WASHINGTON – The U.S. Supreme Court on Tuesday rejected the appeal of a man who claimed he should not have been convicted in a Baltimore heroin case because he did not actively participate in the drug conspiracy.
The high court, without comment, also rejected Fayaz Anjum’s other claims that his jury got improper instructions and that evidence in the case was incorrectly translated into English.
In his petition, Anjum claims he was unwittingly pulled into the drug deal after the fact and should not have been convicted for aiding and abetting in the Aug. 26, 1991, deal.
The drugs were delivered that day to an undercover U.S. Customs agent and an informant in Baltimore, who made a $15,000 downpayment on the kilogram of heroin. But the courier who was supposed to pick up the remaining $85,000 for the drugs never showed up.
Anjum said he got a call Sept. 4, 1991, from a family friend in Pakistan who asked him to pick up the money from the Baltimore informant and wire it through a bank transfer.
Anjum claimed the government did not prove that he agreed to join the conspiracy, but that he only agreed to collect the money for a longtime family friend.
“If the jury had been given the correct instruction, that a person cannot join the conspiracy after the completion of the actual crime and cannot be held liable for a crime that has been completed,” it would have found him not guilty, Anjum’s petition said.
He also claimed that a taped conversation between him and a conspirator was translated incorrectly from Pushto into English. He said the translation, used as evidence at his trial, added words and changed the tense from past to present.
“The meaning of these translated conversations presented critical disputed factual issues at trial,” Anjum said in court documents.
Anjum’s conviction was affirmed March 18, 1998, by the U.S. 4th Circuit Court of Appeals.
The prosecutor who handled the case for the U.S. Attorney’s Office in Maryland could not be reached Tuesday for comment.
The Supreme Court on Tuesday also refused to hear four other cases from Maryland. The cases, all denied without comment by the court, were:
* An appeal by a Navy retiree who was denied a request to amend her retirement date and collect 75 days of leave she said she lost when she was selected to transfer to the Fleet Reserve. Two lower courts have already rejected Barbara Ann Parker’s claim.

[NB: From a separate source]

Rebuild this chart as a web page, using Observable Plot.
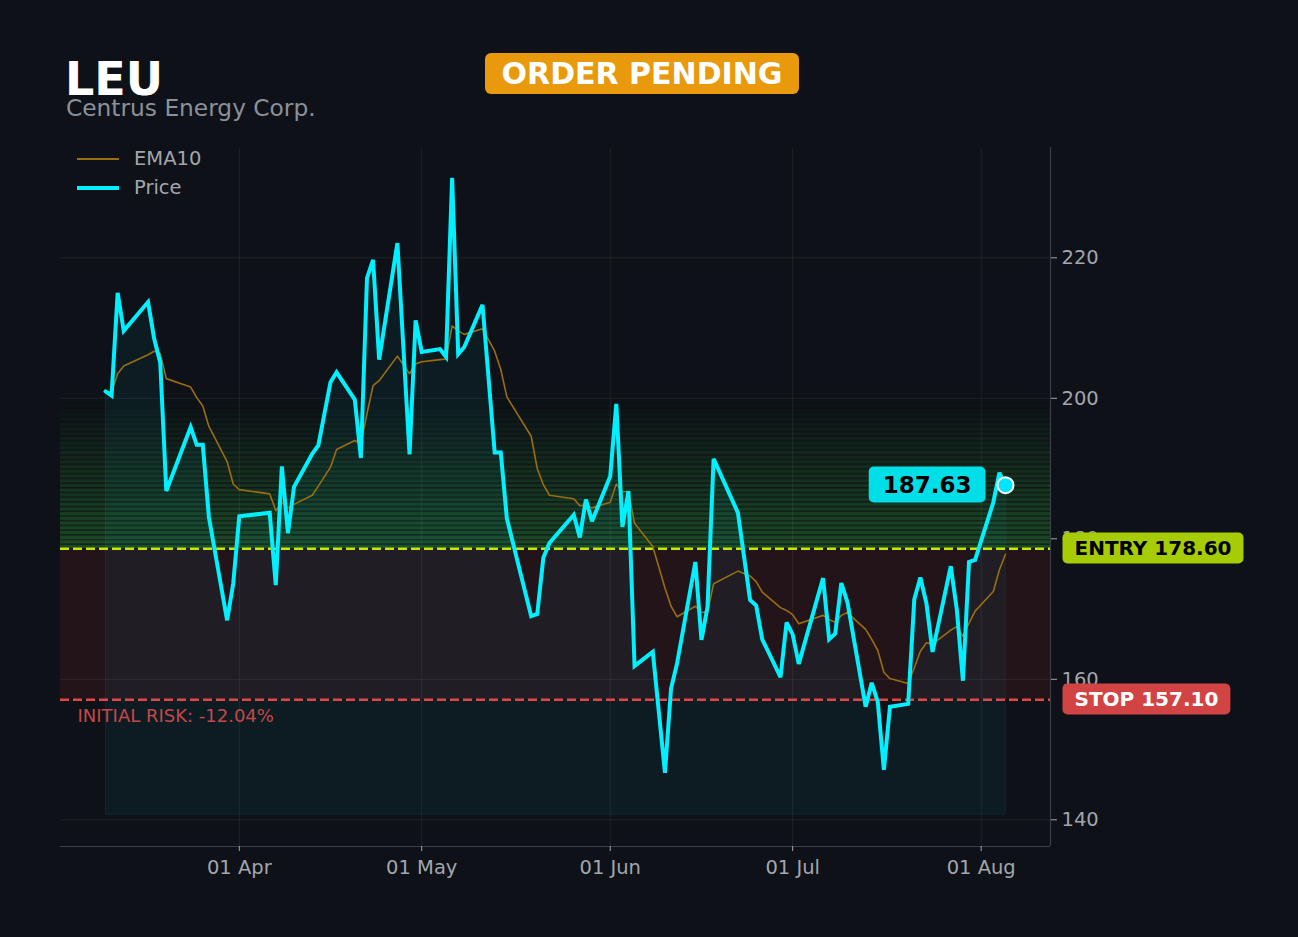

* An appeal by a Patuxent Institution inmate who sued the state, claiming he had been given another inmate’s medication. Leamon Lee Tatum’s lawsuit was thrown out by an Anne Arundel County court for lack of evidence in 1996.
* An appeal by Bal Dev Enand of a legal malpractice suit he filed against his court-appointed attorney in an employment discrimination suit. Enand’s suit has been dismissed by the U.S. District Court and the 4th Circuit.
* An appeal by Charles A. Dread, who asked to have the court set aside lower court decisions that upheld his firing by the Maryland State Police.